Assessment of a student’s acquisition of “transferable skills” – i.e. defined proficiencies and performance indicators – is a much better advancement measurement for them and for society. Some learners are ready for college at 15, others at 35, and others attend college while completing their final year in high school. Still others take time out to travel, do internships, or work, and return to college when they’re ready.
I’ve written in the past about the need to also imagine a realistic 21st century curriculum. Critical to this will be the teaching of civics and community service, sadly missing for too many young people: citizens’ rights and responsibilities; an overview of political systems covering community, state, and federal government ; embracing diversity, equity, & inclusion; understanding the criminal justice system; learning the essential role of education in civic participation: and the civic obligation to participate (vote & serve) and contribute.
And, in a nation obsessed with the abortion question, age-appropriate sex education is critical: family planning, reproductive physiology, sexually transmitted diseases (STDs), puberty, LGBTQIA equity, privacy, and pornography.

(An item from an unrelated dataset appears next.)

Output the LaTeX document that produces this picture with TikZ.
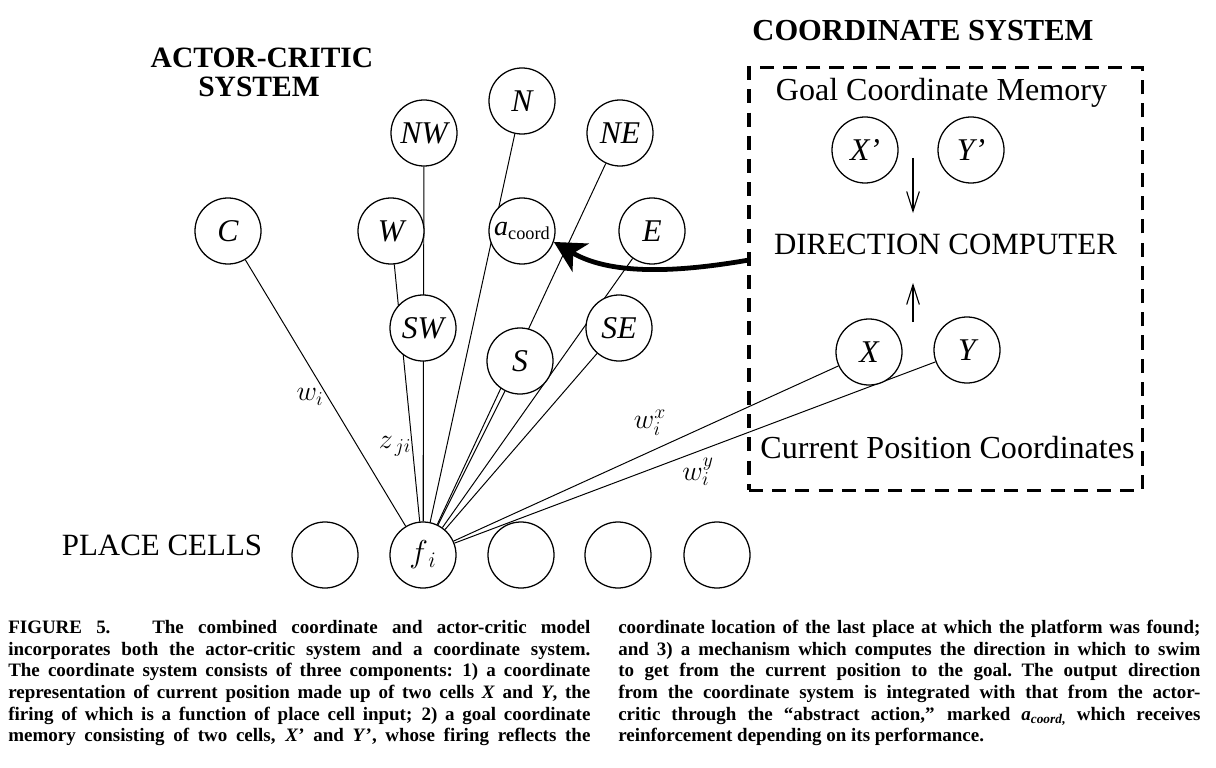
\RequirePackage{fix-cm}
\documentclass[tikz,border=0pt]{standalone}
\usepackage{fontspec}
\setmainfont{Liberation Serif}
\usetikzlibrary{arrows.meta,backgrounds}
\newcommand{\capline}[1]{\hbox to 14.55cm{#1}}
\begin{document}
\begin{tikzpicture}[x=0.025cm,y=-0.025cm,
  cell/.style={circle,draw,line width=0.9pt,fill=white,minimum size=1.65cm,inner sep=0pt,
    font=\fontsize{22.5}{26}\selectfont\itshape},
  link/.style={line width=0.7pt},
  dtext/.style={anchor=base,inner sep=0pt,font=\fontsize{22}{26}\selectfont},
  mtext/.style={anchor=base,inner sep=0pt,font=\fontsize{22.8}{26}\selectfont},
  ttext/.style={anchor=base,inner sep=0pt,font=\fontsize{21}{24}\selectfont\bfseries},
  wlabel/.style={inner sep=0pt,font=\fontsize{20}{24}\selectfont},
  frame/.style={draw,line width=2.2pt,dash pattern=on 10pt off 6.5pt},
  bigarrow/.style={line width=3.4pt,-{Stealth[length=22pt,width=23pt,inset=6pt]}},
  thinarrow/.style={line width=0.8pt,-{Straight Barb[length=14pt,width=9pt]}},
  captext/.style={anchor=north west,inner sep=0pt,text width=14.55cm,
    font=\fontsize{13.5}{15.4}\selectfont\bfseries}]
\useasboundingbox (0,0) rectangle (1216,768);

% titles
\node[ttext] (t1) at (262,68) {ACTOR-CRITIC};
\node[ttext] (t2) at (259,97) {SYSTEM};
\node[ttext,font=\fontsize{21.7}{24}\selectfont\bfseries] (t3) at (923,41) {COORDINATE SYSTEM};
\node[dtext] (pc) at (162,555) {PLACE CELLS};

% actor-critic cells
\node[cell] (N)  at (522,101) {N};
\node[cell] (NW) at (424,133) {NW};
\node[cell] (NE) at (620,133) {NE};
\node[cell] (C)  at (228,231) {C};
\node[cell] (W)  at (391,231) {W};
\node[cell,font=\fontsize{20}{24}\selectfont\itshape] (ac) at (522,231) {a\raisebox{-0.35ex}{\fontsize{13}{13}\selectfont\upshape coord}};
\node[cell] (E)  at (652,231) {E};
\node[cell] (SW) at (423,328) {SW};
\node[cell] (S)  at (520,361) {S};
\node[cell] (SE) at (619,328) {SE};

% place cells
\node[cell] (p1) at (325,555) {};
\node[cell] (fi) at (423,555) {$f_{\,i}$};
\node[cell] (p3) at (521,555) {};
\node[cell] (p4) at (618,555) {};
\node[cell] (p5) at (717,555) {};

% coordinate system
\node[frame,minimum width=9.825cm,minimum height=10.55cm,inner sep=0pt] (cbox) at (945.5,279) {};
\node[mtext] (gcm) at (941.5,101) {Goal Coordinate Memory};
\node[dtext] (dc)  at (945.5,255) {DIRECTION COMPUTER};
\node[mtext] (cpc) at (947.5,458) {Current Position Coordinates};
\node[cell] (Xp) at (865,150) {X’};
\node[cell] (Yp) at (971,150) {Y’};
\node[cell] (X)  at (869,352) {X};
\node[cell] (Y)  at (967,350) {Y};

\coordinate (d1) at (913,158);
\coordinate (d2) at (913,213);
\coordinate (u1) at (913,322);
\coordinate (u2) at (913,283);
\draw[thinarrow] (d1) -- (d2);
\draw[thinarrow] (u1) -- (u2);

\coordinate (cs) at (749,260);
\draw[bigarrow] (cs) .. controls (680,272) and (612,276) .. (ac.-19);

% weight labels
\node[wlabel] (lw) at (310,397) {$w_i$};
\node[wlabel] (lz) at (395,446) {$z_{\,ji}$};
\node[wlabel] (lx) at (650,423) {$w_i^x$};
\node[wlabel] (ly) at (698,472) {$w_i^y$};

\begin{pgfonlayer}{background}
  \foreach \n in {C,W,NW,SW,N,NE,S,E,SE,X,Y} \draw[link] (fi) -- (\n);
\end{pgfonlayer}

% caption
\node[captext] (capl) at (8,620) {\spaceskip=0.25em plus 1.5em minus 0.06em\relax
\capline{FIGURE 5.\hspace{2.2em}The combined coordinate and actor-critic model}
\capline{incorporates both the actor-critic system and a coordinate system.}
\capline{The coordinate system consists of three components: 1) a coordinate}
\capline{representation of current position made up of two cells \textit{X} and \textit{Y}, the}
\capline{firing of which is a function of place cell input; 2) a goal coordinate}
\capline{memory consisting of two cells, \textit{X}’ and \textit{Y}’, whose firing reflects the}};
\node[captext] (capr) at (618,620) {\spaceskip=0.25em plus 1.5em minus 0.06em\relax
\capline{coordinate location of the last place at which the platform was found;}
\capline{and 3) a mechanism which computes the direction in which to swim}
\capline{to get from the current position to the goal. The output direction}
\capline{from the coordinate system is integrated with that from the actor-}
\capline{critic through the “abstract action,” marked \textit{a}\textsubscript{\textit{coord},} which receives}
\hbox{reinforcement depending on its performance.}};
\end{tikzpicture}
\end{document}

We’re at an inflection point in public education. If we don’t join together to reimagine it as a cost-efficient institution that fulfills our constitutional obligation to provide a free and effective education to our citizens –one that embraces change – we’re flunking this test.
Students don’t need nine months in conventional classrooms. We can better apportion their time by integrating online education, learning-teams, and time in the resource-rich “field laboratories” that our communities provide – natural spaces, museums, concert halls and theaters, businesses, and social-mission organizations. And, any new system will have to accommodate and balance work, family, equity, and learning at all ages.
If the goal is to better serve our life-long learners, families, and communities while enriching our cultural, civic, economic and social well-being, and being better stewards of our tax dollars, it’s time to reimagine public education. And… there may be no stronger economic development strategy for Vermont than a state-of-the-art public education system.